It makes sense to combine the puzzle elements of an adventure game with the crime-solving formula of a hit detective show. The logic is there, yet, somehow, the math doesn't quite add up; at least when it comes to CSI: NY - The Game. This isn't necessarily a train wreck, but it is pretty mediocre.
The game lets you play to play as the two core characters of the show, hardened detective Mac Taylor (Gary Sinise) and intelligent gumshoe Stella Bonasera (Melina Kanakaredes). Through your mystery-filled journey, you'll also team with several of the show's other characters.
Unlike most modern adventure games with their 3D graphics engines, CSI: NY's style of gameplay is more of a throwback to the old-school, point-and-click adventures. Instead of 3D polygonal models, you'll interact with characters through static, hand-drawn artwork. Using your mouse, you conduct a variety of tasks, including talking to various individuals. Questioning/interrogating is really straightforward. Essentially, the character speaks and you pick key phases to press on for more information. These interactions usually just end up with you exhausting all the dialogue options.

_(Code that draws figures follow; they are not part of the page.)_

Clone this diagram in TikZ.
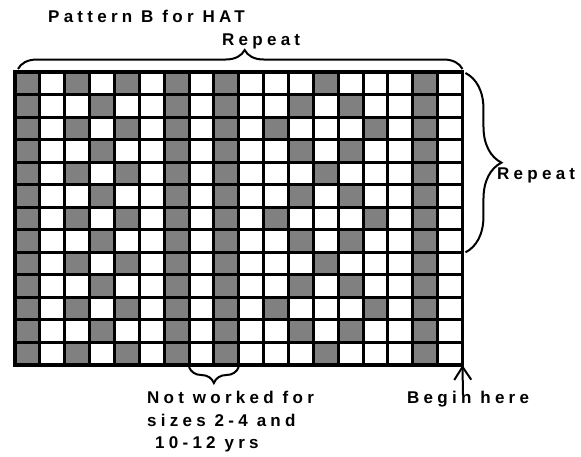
\documentclass[tikz,border=0pt]{standalone}
\usepackage{fontspec}
\usepackage{tikz}
\usetikzlibrary{arrows.meta,positioning,decorations.pathreplacing}
\newfontfamily\chartfont{Liberation Sans}[LetterSpace=25]
\definecolor{stitchgrey}{RGB}{128,128,128}

\begin{document}
\begin{tikzpicture}[x=1pt, y=-1pt,
    lbl/.style={font=\chartfont\bfseries\fontsize{17}{22.5}\selectfont, inner sep=0pt},
    bracket/.style={decorate, line width=2pt, decoration={brace, amplitude=#1}},
    cellline/.style={line width=3pt}]
  \useasboundingbox (0,0) rectangle (581,456);
  \begin{scope}[shift={(15,72)}, x=24.86pt, y=-22.54pt]
    \foreach \r in {0,...,12} {
      \foreach \c in {0,6,8,16} \fill[stitchgrey] (\c,\r) rectangle ++(1,1);
      \pgfmathtruncatemacro\rowmod{mod(\r,4)}
      \ifodd\r
        \foreach \c in {3,11,13} \fill[stitchgrey] (\c,\r) rectangle ++(1,1);
      \else
        \foreach \c in {2,4} \fill[stitchgrey] (\c,\r) rectangle ++(1,1);
        \ifnum\rowmod=0
          \fill[stitchgrey] (12,\r) rectangle ++(1,1);
        \else
          \foreach \c in {10,14} \fill[stitchgrey] (\c,\r) rectangle ++(1,1);
        \fi
      \fi
    }
    \foreach \c in {1,...,17} \draw[cellline] (\c,0) -- (\c,13);
    \foreach \r in {1,...,12} \draw[cellline] (0,\r) -- (18,\r);
    \draw[line width=3.5pt] (0,0) rectangle (18,13);
    \coordinate (gridnw) at (0,0);
    \coordinate (gridne) at (18,0);
    \coordinate (gridse) at (18,13);
    \coordinate (repeatend) at (18,8);
    \coordinate (skipleft) at (7,13);
    \coordinate (skipright) at (9,13);
  \end{scope}

  \draw[bracket=19, decoration={aspect=0.51}] ([xshift=3pt, yshift=3pt]gridnw) -- ([yshift=3pt]gridne);
  \draw[bracket=36] ([xshift=3pt, yshift=-1pt]gridne) -- ([xshift=3pt]repeatend);
  \draw[bracket=16] ([yshift=-2pt]skipright) -- ([yshift=-2pt]skipleft);

  \node[lbl, anchor=base west] (title) at (48,22) {Pattern B for HAT};
  \node[lbl, anchor=base west] (toprepeat) at (222,45) {Repeat};
  \node[lbl, anchor=base west] (siderepeat) at (497,179) {Repeat};
  \node[lbl, anchor=north west, align=left] (notworked) at (147,391) {Not worked for\\sizes 2-4 and\\\hspace*{8pt}10-12 yrs};
  \node[lbl, anchor=base west] (beginhere) at (407,403) {Begin here};

  \coordinate (arrowfoot) at (463,395);
  \draw[line width=2pt, -{Straight Barb[length=13pt, width=17pt]}] (arrowfoot) -- (gridse);
\end{tikzpicture}
\end{document}
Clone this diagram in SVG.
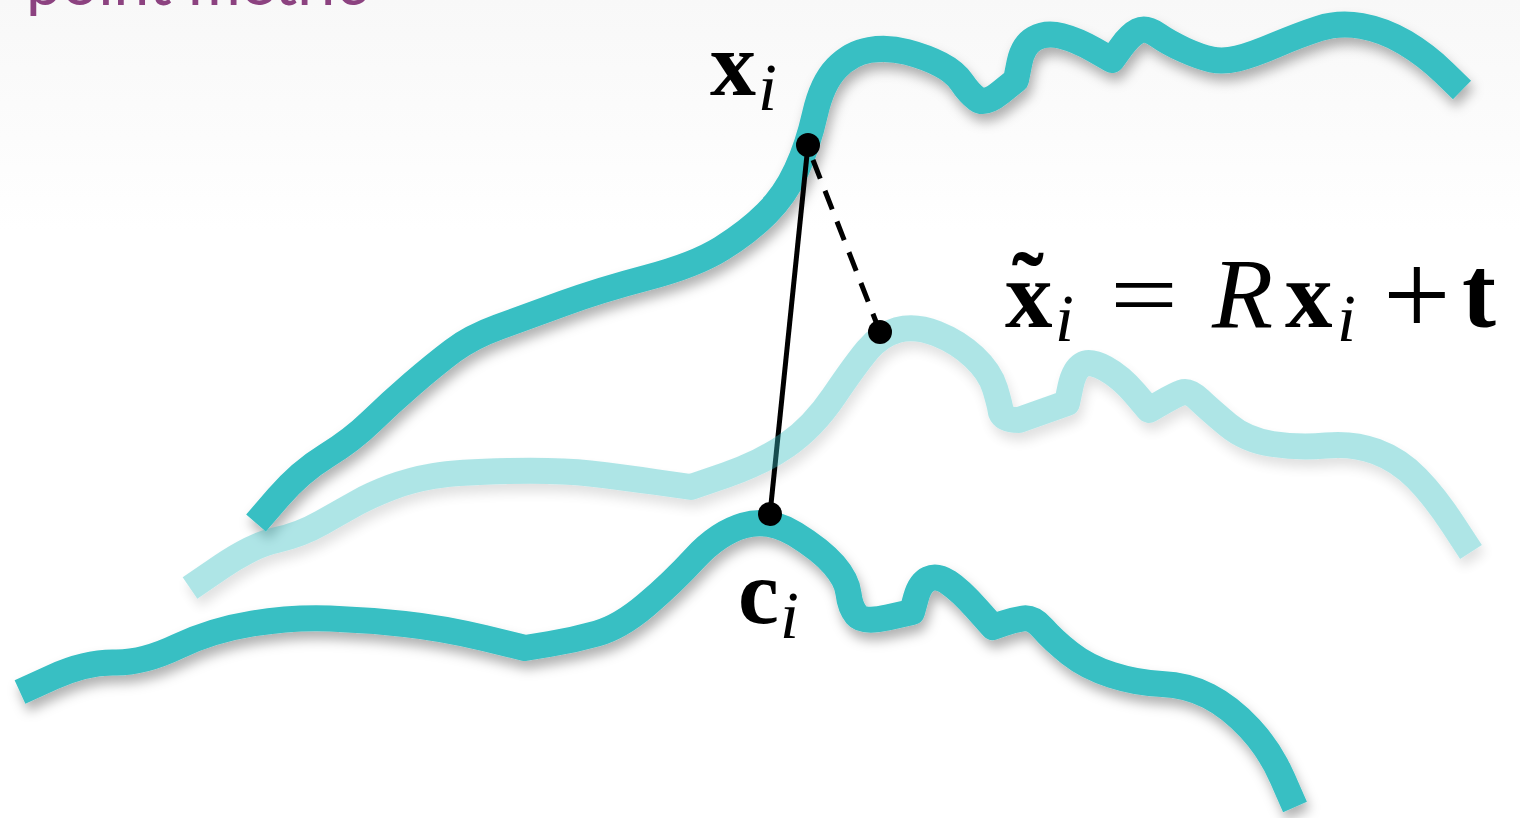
<svg xmlns="http://www.w3.org/2000/svg" width="1520" height="818" viewBox="0 0 1520 818">
<defs>
<linearGradient id="bg" x1="0" y1="0" x2="0" y2="1">
<stop offset="0" stop-color="#f8f8f8"/>
<stop offset="0.6" stop-color="#fcfcfc"/>
<stop offset="1" stop-color="#ffffff"/>
</linearGradient>
<filter id="shadow" x="-10%" y="-10%" width="120%" height="130%">
<feDropShadow dx="3" dy="8" stdDeviation="6" flood-color="#000" flood-opacity="0.3"/>
</filter>
</defs>
<style>
.curve{fill:none;stroke:#37bfc3;stroke-width:26;stroke-linecap:butt;stroke-linejoin:round}
.ghost{opacity:0.4}
.dot{fill:#000}
.link{stroke:#000;stroke-width:5;fill:none}
.dash{stroke-dasharray:20 13}
.title{fill:#8c4280}
.m{font-family:"Liberation Serif","Times New Roman",serif;fill:#000}
</style>
<rect x="0" y="0" width="1520" height="818" fill="#fff"/>
<rect x="0" y="0" width="1520" height="230" fill="url(#bg)"/>
<text class="title" x="26" y="5" font-size="64" font-family="Lato, 'Open Sans', sans-serif">point metric</text>

<g id="curve-top" filter="url(#shadow)">
<path class="curve" d="M256,523 L278,497.5 Q300,472 326,456 Q352,440 371,421.5 Q390,403 412,384 Q434,365 452.5,351 Q471,337 498.5,327 Q526,317 563,303.5 Q600,290 647.5,277.5 Q695,265 721.5,248.5 Q748,232 766.5,213.5 Q785,195 796.5,170 Q808,145 815,114 Q822,83 836.5,68 Q851,53 869.5,50 Q888,47 907,52 Q926,57 940.5,64.5 Q955,72 962,82.5 Q969,93 977,99 Q985,105 1000.5,92.5 L1016,80 L1019.5,62.5 Q1023,45 1034.5,38.5 Q1046,32 1061.5,36 Q1077,40 1094.5,50 L1112,60 L1121,47.5 Q1130,35 1138,31 Q1146,27 1157.5,35 Q1169,43 1184.5,50 Q1200,57 1211.5,59.5 Q1223,62 1237.5,58.5 Q1252,55 1275.5,45 Q1299,35 1319,28.5 Q1339,22 1361.5,26 Q1384,30 1405,42.5 Q1426,55 1444,72.5 L1462,90"/>
</g>

<g id="curve-bottom" filter="url(#shadow)">
<path class="curve" d="M20,692 L53,677 Q86,662 114.5,662.5 Q143,663 177.5,646.5 Q212,630 252.5,623.5 Q293,617 330,618.5 Q367,620 404.5,624 Q442,628 484,638 L525,648 L549.5,644 Q574,640 597,633.5 Q620,627 646,605 Q672,583 695,558 Q718,533 743.5,525.5 Q769,518 795,534 Q821,550 834,565 Q847,580 848.5,593.5 Q850,607 856.5,615 Q863,623 887.5,617.5 L912,612 L916,597.5 Q920,583 928.5,579 Q937,575 948.5,582.5 Q960,590 976.5,608.5 L993,627 L1003,623.5 Q1013,620 1023,618.5 Q1033,617 1043,628.5 Q1053,640 1070,653.5 Q1087,667 1112,675 Q1137,683 1162,684 Q1187,685 1208.5,696 Q1230,707 1250,728.5 Q1270,750 1282.5,778.5 L1295,807"/>
</g>

<g id="connectors">
<line class="link" x1="808" y1="145" x2="770" y2="514"/>
<line class="link dash" x1="813" y1="160" x2="880" y2="332"/>
</g>

<g id="curve-transformed" class="ghost" filter="url(#shadow)">
<path class="curve" d="M190,588 L221.5,566.5 Q253,545 276.5,540 Q300,535 322,522.5 Q344,510 357.5,502.5 Q371,495 390.5,487.5 Q410,480 433.5,476 Q457,472 508.5,471 Q560,470 590,473.5 Q620,477 655.5,482 L691,487 L726,475 Q761,463 787,445 Q813,427 834,396 Q855,365 867.5,350 Q880,335 897.5,330 Q915,325 936.5,333.5 Q958,342 974,357 Q990,372 995,388.5 Q1000,405 1001,412.5 Q1004,420 1019,420 L1067,403 L1070.5,386.5 Q1074,370 1082,365 Q1090,360 1105.5,368.5 Q1121,377 1135,393.5 L1149,410 L1162,402.5 Q1175,395 1182,392.5 Q1189,390 1199.5,400 Q1210,410 1228,425 Q1246,440 1272.5,444 Q1299,448 1326,445.5 Q1353,443 1376,451.5 Q1399,460 1417,478.5 Q1435,497 1453,524.5 L1471,552"/>
</g>

<g id="point-x">
<circle class="dot" cx="808" cy="145" r="12"/>
</g>
<g id="point-c">
<circle class="dot" cx="770" cy="514" r="12"/>
</g>
<g id="point-xt">
<circle class="dot" cx="880" cy="332" r="12"/>
</g>

<g id="label-x" class="m">
<text x="710" y="95" font-size="92" font-weight="bold">x</text>
<text x="758" y="110" font-size="68" font-style="italic">i</text>
</g>
<g id="label-c" class="m">
<text x="738" y="623" font-size="92" font-weight="bold">c</text>
<text x="780" y="638" font-size="68" font-style="italic">i</text>
</g>
<g id="label-eq" class="m">
<text x="1005" y="327" font-size="95" font-weight="bold">x</text>
<text x="1012" y="318" font-size="95" font-weight="bold">˜</text>
<text x="1055" y="341" font-size="68" font-style="italic">i</text>
<text x="1110" y="327" font-size="95" textLength="68" lengthAdjust="spacingAndGlyphs">=</text>
<text x="1212" y="327" font-size="100" font-style="italic">R</text>
<text x="1285" y="327" font-size="95" font-weight="bold">x</text>
<text x="1337" y="341" font-size="68" font-style="italic">i</text>
<text x="1383" y="335" font-size="120">+</text>
<text x="1462" y="327" font-size="102" font-weight="bold">t</text>
</g>
</svg>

When you're not interrogating suspects, you'll spend the majority of your time participating in about a dozen or so repetitive minigames. Some of these minigames require you to quickly swipe fingerprints off of different pieces of evidence. There are annoying minigames that require you to trace the outlines of blood stains. There are plenty of what's-wrong-with-this-image puzzles, and more. When not questioning or performing minigames, you embark on pixel-hunting fetch quests.
While I imagine some may enjoy participating in these click fests, most may found it a little annoying. Apparently, the designers of CSI: NY recognized that this formula inadvertently encourages clicking every dot of the screen, so they attempt to dissuade you of this by penalizing your brashness. Fervently clicking all over the place will make your cursor temporarily disappear for a second or so.
Luckily, CSI: NY never gets particularly frustrating because every puzzle is accompanied by a helpful hint feature. However, these hints are often too helpful, as they basically tell you exactly what you need to do. While you can try to beat the game without the use of these in-game cheats, you'll sometimes need them just to get more detailed instructions on what you're supposed to do. There are times when you have to construct convoluted contraptions and not know where to begin. If you do feel flustered by any one particular puzzle, each of the game's episodes allows you to skip two puzzles of your choosing.
Speaking of episodes, there are four in total; although the game promises to have a fifth downloadable episode sometime in 2009. Each of the four existing episodes starts off by introducing you to a mysterious death. The first episode has you figuring out why a man has fallen off of a skyscraper. In the second, you discover a dead food critic frozen within the confines of a restaurant's freezer. In the third, you find a dead girl's body at a small town circus theatre. Finally, the fourth episode has a girl murdered while she's filming her video blog. Not to give anything away, but each episode ends with you in the interrogation room and the killer announcing how or why he or she did it.
For the most part, it's a pretty hard to predict "whodunit" as many suspects have their appropriate reasons and motives. While this keeps you somewhat engaged, the game's share of problems really hurt the overall experience. First, there is usually a disconnect between what you do and why you're doing it. Often times, through your click fests you collect "evidence" that has no logical bearing on the actual crime; or you analyze data that seems to come out of left field. However, the game's biggest problem is that it simply uses the same repetitive mechanics over and over. You conduct click fests, partake in simple dialogue trees, play some annoying minigames, and repeat for several hours. It gets extremely monotonous to say the least.